These Flexible Batteries That Run on Salt Water Could Help Treat Cancer

These Flexible Batteries That Run on Salt Water Could Help Treat Cancer

Chinese researchers developed two types of flexible batteries that run on saline or salty water solution instead of lithium-ion electrolytes. This type of battery technology is highly sought-after in the field of medicine, which also has the potential to treat cancer and other bacterial infections.

These Flexible Batteries That Run on Salt Water Could Help Treat Cancer

[Image Source: iChEM]

Flexible batteries powered by salty water

Medical implant and wearable devices traditionally use bulky and rigid lithium-ion batteries to power them. The bulkiness of such batteries can be attributed to extra structural support systems that prevent the batteries from leaking or releasing hazardous substances. But this could all change in the not-too-distant future as researchers from Fudan University and the Collaborative Innovation Center of Chemistry for Energy Materials in China have managed to engineer flexible batteries that can run on "body-inspired liquids such as normal IV saline solution and cell-culture medium". Simply put, the newly engineered batteries are powered by a salt water solution that is biologically compatible.

These Flexible Batteries That Run on Salt Water Could Help Treat Cancer

[Image Source: Chem]

Yonggang Wang, a chemistry professor at Fudan University explained how impractical and hazardous traditional batteries are in the field of medicine.

"Current batteries like the lithium-ion ones used in medical implants generally come in rigid shapes. Additionally, most of the reported flexible batteries are based on flammable organic or corrosive electrolytes, which suffer from safety hazards and poor biocompatibility for wearable devices, let alone implantable ones".

The team of researchers, led by Wang and another professor, Huisheng Peng, eliminated the use of toxic substances in their engineered flexible batteries. They replaced those harmful electrolytes with biocompatible substances that are ideal for implantable devices. The engineered flexible batteries are still expected to leak out electrolytes, however, the physical implications are not as hazardous because the electrolyte substances are based on normal IV saline solution and cell-culture medium. These substances contain biocompatible chemicals such as amino acids, sugars, vitamins, and sodium ions.

Two types of flexible batteries emerged from the team's studies. One is a 2D belt-shaped flexible battery where a net of steel strands is sandwiched between thin electrode films. The other flexible battery the team engineered is a one-dimensional carbon nanotube fiber, which is coated with nanoparticles of electrode material.

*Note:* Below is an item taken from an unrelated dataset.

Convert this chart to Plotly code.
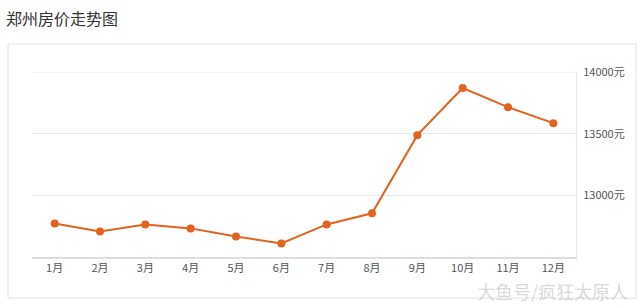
import plotly.graph_objects as go

months = ["1月", "2月", "3月", "4月", "5月", "6月", "7月", "8月", "9月", "10月", "11月", "12月"]
prices = [12772, 12707, 12764, 12732, 12667, 12610, 12764, 12854, 13488, 13870, 13715, 13585]
tick_vals = [13000, 13500, 14000]
tick_text = ["13000元", "13500元", "14000元"]
title_text = "郑州房价走势图"
watermark = "大鱼号/疯狂太原人"

fig = go.Figure()
fig.add_trace(go.Scatter(
    x=months, y=prices, mode="lines+markers",
    line=dict(color="#e2621f", width=2),
    marker=dict(color="#e2621f", size=8),
    hoverinfo="x+y",
))

font = "Noto Sans CJK SC, Noto Sans, sans-serif"
fig.update_layout(
    width=640, height=308,
    margin=dict(l=32, r=64, t=72, b=51),
    paper_bgcolor="white", plot_bgcolor="white",
    showlegend=False,
    font=dict(family=font, size=11, color="#555555"),
    xaxis=dict(
        type="category", showgrid=False, zeroline=False,
        showline=True, linecolor="#dddddd", linewidth=2,
        ticks="", tickfont=dict(size=11, color="#555555"),
        range=[-0.5, 11.5], fixedrange=True,
    ),
    yaxis=dict(
        side="right", range=[12500, 14000],
        tickvals=tick_vals, ticktext=tick_text,
        showgrid=True, gridcolor="#e6e6e6", gridwidth=1,
        zeroline=False, showline=True, linecolor="#e6e6e6", linewidth=1,
        mirror=False, ticks="", ticklabelstandoff=4,
        tickfont=dict(size=11, color="#555555"), fixedrange=True,
    ),
    shapes=[
        dict(type="rect", xref="paper", yref="paper",
             x0=-24/544, x1=(636-32)/544, y0=-(298-257)/185, y1=(257-44)/185,
             line=dict(color="#e2e2e2", width=1), fillcolor="rgba(0,0,0,0)", layer="below"),
        dict(type="line", xref="paper", yref="y", x0=0, x1=1, y0=tick_vals[-1], y1=tick_vals[-1],
             line=dict(color="#e6e6e6", width=1), layer="below"),
    ],
    annotations=[
        dict(text=title_text, xref="paper", yref="paper",
             x=-28/544, y=(257 - 18) / 185, xanchor="left", yanchor="middle",
             showarrow=False, font=dict(size=16, color="#333333", family=font)),
        dict(text=watermark, xref="paper", yref="paper",
             x=(630-32)/544, y=-(291-257)/185, xanchor="right", yanchor="middle",
             showarrow=False, font=dict(size=18, color="rgba(170,170,170,0.45)", family=font)),
    ],
)

fig.write_html("out.html")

Flexible batteries 2D belt

[Image Source: Chem]

The researchers found that the carbon nanotubes used in the 1D fiber battery can rapidly encourage the conversion of dissolved oxygen into hydroxide ions. This process severely affects the effectiveness of batteries but if considered as a process on its own, the conversion procedure could potentially treat cancer and bacterial infections.

"We can implant these fiber-shaped electrodes into the human body to consume essential oxygen, especially for areas that are difficult for injectable drugs to reach", noted Wang. "Deoxygenation might even wipe out cancerous cells or pathogenic bacteria since they are very sensitive to changes in living environment pH. Of course, this is hypothetical right now, but we hope to investigate further with biologists and medical scientists".

Other chemical solutions such as sodium sulfate were also used by the researchers to play the role of liquid electrolytes in their engineered flexible batteries intended for externally worn devices. The team's experiments on both the 2D and 1D flexible batteries outperformed many of the conventional lithium-ion batteries used on wearable devices in terms of "charge-holding capacity". This opens up numerous applicational use in the field of medical wearable and implant devices that the team hopes to explore.

The paper on this study was published in the Chem Journal via ScienceDirect.